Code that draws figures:
——
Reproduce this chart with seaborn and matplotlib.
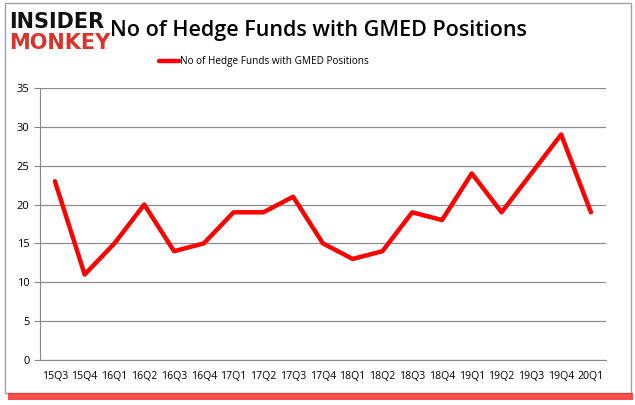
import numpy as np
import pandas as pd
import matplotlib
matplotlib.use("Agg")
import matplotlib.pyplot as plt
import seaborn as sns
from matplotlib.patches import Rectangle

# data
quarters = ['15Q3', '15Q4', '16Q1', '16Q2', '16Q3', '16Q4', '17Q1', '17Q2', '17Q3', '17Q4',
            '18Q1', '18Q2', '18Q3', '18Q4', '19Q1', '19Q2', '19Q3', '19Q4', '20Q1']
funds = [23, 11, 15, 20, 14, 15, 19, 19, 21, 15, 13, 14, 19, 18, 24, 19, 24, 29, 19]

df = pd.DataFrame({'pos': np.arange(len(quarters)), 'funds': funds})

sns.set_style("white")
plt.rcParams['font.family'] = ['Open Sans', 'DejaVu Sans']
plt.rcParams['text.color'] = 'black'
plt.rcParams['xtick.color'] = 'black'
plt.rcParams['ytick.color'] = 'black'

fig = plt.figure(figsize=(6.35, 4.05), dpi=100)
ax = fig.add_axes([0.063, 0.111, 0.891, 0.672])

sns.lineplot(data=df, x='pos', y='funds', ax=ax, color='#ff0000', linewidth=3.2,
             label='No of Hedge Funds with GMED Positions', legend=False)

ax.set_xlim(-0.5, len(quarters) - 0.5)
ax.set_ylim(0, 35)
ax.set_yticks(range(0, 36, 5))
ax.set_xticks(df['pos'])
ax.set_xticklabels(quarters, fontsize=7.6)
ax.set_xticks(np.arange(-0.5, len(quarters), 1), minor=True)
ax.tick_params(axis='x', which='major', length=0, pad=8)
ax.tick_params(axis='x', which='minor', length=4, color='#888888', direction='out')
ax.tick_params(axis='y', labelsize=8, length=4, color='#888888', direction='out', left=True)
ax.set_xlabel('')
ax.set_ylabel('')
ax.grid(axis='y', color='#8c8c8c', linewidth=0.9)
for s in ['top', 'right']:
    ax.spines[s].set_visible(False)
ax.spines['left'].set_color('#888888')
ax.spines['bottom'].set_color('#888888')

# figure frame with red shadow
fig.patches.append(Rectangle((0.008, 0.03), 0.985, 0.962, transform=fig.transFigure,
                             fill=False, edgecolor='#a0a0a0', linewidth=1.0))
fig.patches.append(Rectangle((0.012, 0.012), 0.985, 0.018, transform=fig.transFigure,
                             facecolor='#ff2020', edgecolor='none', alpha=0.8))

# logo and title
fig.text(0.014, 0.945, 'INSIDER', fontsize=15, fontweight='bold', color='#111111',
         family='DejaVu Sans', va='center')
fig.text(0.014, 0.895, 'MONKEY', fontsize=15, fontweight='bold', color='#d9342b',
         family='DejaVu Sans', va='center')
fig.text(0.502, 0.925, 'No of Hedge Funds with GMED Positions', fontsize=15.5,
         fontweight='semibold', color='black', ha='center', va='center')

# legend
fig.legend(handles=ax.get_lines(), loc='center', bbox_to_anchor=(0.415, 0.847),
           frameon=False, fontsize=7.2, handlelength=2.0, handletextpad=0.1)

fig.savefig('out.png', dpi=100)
——
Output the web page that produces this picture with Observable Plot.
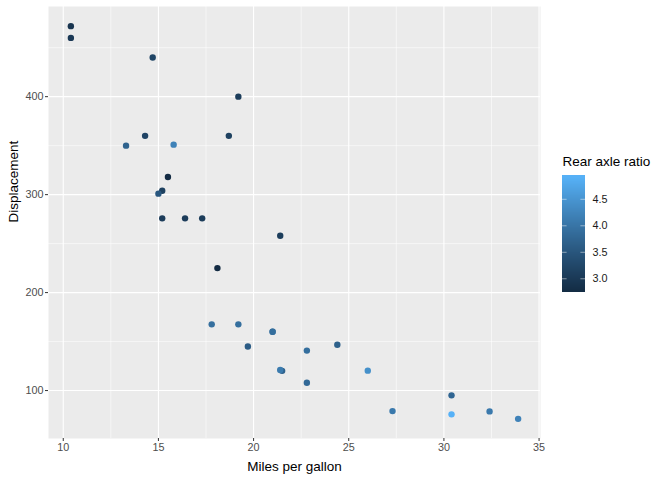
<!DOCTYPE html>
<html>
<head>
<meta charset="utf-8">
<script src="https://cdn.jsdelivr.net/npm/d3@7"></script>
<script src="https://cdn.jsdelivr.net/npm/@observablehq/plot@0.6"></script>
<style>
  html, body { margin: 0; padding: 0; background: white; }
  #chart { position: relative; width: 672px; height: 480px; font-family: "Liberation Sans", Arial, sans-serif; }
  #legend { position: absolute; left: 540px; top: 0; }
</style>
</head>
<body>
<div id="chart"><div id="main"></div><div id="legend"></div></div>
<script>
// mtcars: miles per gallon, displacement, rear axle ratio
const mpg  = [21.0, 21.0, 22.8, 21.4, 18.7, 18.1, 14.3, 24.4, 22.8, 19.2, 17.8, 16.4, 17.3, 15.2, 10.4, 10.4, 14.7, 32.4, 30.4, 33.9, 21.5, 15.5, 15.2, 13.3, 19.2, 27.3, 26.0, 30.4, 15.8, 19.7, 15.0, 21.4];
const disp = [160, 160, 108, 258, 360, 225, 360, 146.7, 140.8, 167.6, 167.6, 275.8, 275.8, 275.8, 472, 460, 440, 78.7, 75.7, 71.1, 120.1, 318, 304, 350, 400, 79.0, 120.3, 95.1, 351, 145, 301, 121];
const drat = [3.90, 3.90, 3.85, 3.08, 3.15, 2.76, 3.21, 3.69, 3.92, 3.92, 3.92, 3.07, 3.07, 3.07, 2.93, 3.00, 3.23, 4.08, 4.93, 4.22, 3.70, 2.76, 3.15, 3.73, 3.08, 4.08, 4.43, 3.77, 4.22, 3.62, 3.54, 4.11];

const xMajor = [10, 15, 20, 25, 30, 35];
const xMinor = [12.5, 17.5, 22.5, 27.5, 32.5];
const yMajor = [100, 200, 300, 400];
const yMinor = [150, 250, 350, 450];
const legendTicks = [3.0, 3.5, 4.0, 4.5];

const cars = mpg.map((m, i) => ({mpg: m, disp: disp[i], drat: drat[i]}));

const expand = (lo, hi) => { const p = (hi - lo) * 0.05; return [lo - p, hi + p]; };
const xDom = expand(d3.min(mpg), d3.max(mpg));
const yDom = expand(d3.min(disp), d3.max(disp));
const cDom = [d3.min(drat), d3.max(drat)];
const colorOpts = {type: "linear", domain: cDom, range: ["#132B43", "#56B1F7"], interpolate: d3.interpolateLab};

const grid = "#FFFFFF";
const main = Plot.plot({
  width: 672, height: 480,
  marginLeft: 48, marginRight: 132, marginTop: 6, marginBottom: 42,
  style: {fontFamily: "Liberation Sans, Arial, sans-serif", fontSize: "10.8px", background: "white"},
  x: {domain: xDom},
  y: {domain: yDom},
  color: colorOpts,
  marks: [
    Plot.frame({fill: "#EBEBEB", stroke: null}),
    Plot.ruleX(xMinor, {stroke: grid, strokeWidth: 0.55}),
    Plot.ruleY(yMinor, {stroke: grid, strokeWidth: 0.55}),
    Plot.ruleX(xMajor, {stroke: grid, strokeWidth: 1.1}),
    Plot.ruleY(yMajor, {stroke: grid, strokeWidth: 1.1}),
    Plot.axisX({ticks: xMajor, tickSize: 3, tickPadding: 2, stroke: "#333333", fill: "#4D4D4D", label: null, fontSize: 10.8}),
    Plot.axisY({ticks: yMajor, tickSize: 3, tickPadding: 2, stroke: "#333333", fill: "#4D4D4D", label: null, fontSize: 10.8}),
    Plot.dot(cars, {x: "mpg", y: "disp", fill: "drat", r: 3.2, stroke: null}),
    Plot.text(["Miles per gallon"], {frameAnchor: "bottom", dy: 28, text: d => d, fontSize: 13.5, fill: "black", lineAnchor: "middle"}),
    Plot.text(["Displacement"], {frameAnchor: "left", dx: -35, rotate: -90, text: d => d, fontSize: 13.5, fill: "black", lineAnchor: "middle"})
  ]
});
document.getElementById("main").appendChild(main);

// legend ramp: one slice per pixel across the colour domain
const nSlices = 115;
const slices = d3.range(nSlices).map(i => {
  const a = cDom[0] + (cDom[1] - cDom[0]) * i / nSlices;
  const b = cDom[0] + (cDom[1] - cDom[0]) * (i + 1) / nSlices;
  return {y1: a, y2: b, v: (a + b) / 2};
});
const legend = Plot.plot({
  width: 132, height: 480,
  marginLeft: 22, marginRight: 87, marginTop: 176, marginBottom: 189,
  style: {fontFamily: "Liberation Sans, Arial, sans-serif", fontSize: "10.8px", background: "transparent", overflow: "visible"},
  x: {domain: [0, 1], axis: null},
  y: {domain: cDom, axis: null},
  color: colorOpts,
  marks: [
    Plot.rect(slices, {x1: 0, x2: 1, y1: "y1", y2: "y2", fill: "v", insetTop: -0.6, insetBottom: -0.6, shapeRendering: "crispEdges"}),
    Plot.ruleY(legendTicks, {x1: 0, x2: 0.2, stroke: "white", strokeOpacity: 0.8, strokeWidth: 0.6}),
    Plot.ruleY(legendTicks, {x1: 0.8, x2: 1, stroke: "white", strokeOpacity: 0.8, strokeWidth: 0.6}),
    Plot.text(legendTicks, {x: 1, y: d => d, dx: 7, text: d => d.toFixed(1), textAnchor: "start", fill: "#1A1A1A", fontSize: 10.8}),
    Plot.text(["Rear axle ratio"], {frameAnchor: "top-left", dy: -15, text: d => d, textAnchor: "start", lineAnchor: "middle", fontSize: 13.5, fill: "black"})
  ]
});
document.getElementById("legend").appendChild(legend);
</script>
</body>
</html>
——
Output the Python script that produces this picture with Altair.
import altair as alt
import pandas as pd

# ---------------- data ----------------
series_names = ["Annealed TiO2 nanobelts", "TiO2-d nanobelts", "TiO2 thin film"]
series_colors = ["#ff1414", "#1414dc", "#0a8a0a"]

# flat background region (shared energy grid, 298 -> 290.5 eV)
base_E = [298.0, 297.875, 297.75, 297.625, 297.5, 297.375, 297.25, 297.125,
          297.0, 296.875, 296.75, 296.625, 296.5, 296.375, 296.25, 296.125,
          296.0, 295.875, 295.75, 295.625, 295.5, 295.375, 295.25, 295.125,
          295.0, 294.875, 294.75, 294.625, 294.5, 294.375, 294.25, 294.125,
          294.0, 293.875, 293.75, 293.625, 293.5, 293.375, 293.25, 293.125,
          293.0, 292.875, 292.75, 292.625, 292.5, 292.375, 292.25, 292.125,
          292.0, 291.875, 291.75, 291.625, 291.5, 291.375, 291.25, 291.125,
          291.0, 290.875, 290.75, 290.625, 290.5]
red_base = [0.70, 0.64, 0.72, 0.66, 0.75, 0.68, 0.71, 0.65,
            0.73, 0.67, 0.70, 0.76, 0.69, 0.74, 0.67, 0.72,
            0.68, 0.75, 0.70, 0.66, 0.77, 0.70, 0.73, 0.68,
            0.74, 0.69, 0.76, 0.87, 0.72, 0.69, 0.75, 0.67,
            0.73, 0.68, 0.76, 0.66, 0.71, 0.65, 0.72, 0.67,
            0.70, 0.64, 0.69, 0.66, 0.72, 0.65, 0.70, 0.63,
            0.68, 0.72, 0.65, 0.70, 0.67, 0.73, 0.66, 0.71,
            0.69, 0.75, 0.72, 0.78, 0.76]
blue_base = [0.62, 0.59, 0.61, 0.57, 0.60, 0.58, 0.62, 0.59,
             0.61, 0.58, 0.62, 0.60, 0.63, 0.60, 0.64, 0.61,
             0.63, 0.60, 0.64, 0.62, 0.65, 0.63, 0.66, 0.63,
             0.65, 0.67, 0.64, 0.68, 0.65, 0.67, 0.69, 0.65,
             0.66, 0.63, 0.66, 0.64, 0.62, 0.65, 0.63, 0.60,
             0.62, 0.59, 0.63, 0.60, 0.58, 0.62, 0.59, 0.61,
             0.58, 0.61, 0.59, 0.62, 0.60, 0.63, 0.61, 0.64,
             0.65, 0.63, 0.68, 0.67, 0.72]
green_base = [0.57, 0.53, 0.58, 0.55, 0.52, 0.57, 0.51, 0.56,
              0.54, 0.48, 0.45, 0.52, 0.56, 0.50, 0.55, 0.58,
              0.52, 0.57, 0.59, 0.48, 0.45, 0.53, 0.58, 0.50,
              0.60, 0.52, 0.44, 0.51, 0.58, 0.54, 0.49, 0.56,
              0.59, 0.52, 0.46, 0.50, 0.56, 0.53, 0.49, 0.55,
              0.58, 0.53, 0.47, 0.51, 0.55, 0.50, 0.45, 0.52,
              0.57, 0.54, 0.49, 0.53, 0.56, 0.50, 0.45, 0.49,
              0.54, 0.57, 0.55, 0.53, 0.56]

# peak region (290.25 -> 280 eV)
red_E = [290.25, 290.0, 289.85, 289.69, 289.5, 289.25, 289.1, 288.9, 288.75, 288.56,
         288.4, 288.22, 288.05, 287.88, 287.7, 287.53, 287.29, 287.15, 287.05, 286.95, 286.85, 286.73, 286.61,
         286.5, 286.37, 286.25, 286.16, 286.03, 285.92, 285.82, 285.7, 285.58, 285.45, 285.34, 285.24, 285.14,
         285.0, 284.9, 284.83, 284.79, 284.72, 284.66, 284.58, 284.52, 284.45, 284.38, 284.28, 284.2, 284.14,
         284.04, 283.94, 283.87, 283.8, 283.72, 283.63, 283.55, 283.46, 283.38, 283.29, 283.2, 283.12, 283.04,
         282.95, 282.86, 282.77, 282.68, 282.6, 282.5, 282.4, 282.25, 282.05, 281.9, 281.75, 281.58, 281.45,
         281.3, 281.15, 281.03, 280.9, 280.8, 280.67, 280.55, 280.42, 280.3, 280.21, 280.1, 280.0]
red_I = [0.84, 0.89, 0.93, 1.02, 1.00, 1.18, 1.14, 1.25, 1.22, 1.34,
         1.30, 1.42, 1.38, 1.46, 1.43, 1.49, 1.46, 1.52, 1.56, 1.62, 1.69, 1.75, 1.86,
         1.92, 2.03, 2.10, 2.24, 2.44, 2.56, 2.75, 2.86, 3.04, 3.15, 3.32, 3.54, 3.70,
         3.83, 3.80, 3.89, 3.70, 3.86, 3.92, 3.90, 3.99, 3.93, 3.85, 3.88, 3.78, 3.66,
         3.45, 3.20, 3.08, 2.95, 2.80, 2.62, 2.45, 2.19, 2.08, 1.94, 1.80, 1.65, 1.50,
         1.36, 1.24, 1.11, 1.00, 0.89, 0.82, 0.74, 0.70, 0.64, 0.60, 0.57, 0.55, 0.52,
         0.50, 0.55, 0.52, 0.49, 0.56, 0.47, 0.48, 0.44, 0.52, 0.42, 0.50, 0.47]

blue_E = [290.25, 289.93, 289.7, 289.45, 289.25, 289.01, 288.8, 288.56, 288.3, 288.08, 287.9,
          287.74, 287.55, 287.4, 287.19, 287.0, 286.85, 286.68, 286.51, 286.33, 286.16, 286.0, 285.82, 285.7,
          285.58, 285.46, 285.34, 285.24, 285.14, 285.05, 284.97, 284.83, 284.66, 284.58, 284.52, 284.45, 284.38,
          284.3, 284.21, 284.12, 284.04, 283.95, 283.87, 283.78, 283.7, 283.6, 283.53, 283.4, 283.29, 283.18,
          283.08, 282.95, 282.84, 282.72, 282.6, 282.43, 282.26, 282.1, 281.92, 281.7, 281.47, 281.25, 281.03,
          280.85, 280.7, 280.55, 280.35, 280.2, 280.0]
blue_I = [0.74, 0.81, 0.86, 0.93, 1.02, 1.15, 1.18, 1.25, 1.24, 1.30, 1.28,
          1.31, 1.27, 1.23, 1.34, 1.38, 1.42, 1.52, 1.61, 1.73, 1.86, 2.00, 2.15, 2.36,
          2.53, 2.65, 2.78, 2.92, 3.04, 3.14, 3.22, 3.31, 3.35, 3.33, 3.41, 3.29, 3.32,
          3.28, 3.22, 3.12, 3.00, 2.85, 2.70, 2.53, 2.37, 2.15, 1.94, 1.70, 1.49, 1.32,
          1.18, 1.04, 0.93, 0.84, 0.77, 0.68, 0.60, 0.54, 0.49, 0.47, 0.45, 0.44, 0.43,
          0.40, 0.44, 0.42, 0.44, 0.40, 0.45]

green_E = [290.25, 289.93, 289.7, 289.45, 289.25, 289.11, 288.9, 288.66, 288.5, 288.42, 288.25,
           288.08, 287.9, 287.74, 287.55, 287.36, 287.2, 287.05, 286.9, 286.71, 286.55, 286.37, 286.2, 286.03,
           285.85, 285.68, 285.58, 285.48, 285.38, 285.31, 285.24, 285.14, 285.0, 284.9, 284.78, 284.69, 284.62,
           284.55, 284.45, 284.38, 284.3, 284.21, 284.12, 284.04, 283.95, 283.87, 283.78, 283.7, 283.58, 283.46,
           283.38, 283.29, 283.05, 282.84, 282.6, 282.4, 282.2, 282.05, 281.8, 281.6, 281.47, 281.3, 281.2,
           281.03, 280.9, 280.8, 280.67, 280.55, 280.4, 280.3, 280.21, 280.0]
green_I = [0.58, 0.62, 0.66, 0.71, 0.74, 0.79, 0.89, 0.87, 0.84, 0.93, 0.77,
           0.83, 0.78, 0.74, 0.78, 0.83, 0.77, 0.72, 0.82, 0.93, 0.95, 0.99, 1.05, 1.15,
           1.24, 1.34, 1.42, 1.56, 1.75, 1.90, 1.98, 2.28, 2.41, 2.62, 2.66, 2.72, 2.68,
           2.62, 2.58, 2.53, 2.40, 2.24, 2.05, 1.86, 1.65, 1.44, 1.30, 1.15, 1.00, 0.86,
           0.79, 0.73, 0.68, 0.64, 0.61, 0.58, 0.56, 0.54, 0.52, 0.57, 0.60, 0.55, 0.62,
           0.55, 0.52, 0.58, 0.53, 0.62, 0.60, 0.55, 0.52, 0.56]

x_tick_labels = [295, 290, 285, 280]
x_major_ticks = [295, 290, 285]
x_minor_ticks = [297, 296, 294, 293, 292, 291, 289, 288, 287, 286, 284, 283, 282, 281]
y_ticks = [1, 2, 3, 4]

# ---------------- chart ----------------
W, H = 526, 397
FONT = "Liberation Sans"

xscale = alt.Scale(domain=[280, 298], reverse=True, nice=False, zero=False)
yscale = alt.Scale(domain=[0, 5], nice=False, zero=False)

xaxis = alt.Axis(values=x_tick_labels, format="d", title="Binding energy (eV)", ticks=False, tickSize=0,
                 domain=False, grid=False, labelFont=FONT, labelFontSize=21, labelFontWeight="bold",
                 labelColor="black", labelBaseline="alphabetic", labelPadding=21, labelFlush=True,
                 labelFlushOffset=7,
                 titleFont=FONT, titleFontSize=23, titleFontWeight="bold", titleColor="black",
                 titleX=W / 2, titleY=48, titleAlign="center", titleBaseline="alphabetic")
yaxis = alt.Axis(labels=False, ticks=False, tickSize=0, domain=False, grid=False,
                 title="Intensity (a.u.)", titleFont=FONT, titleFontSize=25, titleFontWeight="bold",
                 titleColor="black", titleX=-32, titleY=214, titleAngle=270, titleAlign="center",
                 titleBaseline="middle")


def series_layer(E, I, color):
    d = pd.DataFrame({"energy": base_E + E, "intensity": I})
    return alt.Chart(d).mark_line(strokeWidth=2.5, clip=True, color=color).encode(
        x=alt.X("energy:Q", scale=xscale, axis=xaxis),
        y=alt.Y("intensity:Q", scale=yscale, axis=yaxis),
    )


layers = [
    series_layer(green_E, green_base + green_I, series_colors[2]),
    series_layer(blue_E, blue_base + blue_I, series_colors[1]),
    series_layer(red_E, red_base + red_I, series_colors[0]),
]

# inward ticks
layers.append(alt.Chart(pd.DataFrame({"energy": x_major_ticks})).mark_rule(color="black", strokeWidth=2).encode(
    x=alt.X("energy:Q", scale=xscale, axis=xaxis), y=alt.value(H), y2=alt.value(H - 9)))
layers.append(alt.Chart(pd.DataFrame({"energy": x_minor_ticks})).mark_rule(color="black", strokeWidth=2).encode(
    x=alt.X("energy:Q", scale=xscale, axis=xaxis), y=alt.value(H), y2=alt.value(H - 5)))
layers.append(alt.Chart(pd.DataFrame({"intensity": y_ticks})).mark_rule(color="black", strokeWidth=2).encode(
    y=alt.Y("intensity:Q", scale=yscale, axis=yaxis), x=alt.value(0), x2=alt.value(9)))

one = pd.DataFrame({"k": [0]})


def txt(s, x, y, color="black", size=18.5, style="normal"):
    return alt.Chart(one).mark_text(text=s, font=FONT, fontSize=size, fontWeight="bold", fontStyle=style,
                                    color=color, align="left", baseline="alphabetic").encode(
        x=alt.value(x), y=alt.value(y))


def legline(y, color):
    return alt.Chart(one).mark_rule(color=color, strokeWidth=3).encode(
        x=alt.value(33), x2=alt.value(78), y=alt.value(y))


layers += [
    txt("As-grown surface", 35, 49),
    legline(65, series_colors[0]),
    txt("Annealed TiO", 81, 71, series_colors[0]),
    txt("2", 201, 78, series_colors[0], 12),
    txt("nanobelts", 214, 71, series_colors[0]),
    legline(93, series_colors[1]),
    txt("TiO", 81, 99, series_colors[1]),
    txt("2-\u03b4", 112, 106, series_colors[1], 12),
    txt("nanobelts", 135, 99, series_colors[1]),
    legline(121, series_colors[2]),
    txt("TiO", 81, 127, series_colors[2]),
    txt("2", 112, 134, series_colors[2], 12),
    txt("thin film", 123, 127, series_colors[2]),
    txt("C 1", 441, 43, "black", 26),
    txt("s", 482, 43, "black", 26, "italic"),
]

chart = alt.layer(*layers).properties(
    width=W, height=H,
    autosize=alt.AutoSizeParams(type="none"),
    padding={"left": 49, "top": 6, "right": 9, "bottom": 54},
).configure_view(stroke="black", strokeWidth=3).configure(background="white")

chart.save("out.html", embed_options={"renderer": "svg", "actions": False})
——
_Exercise details_:
Only lines with the string "picture" belong in your answer; copy each one.

_Full solution_:
Output the web page that produces this picture with Observable Plot.
Output the Python script that produces this picture with Altair.

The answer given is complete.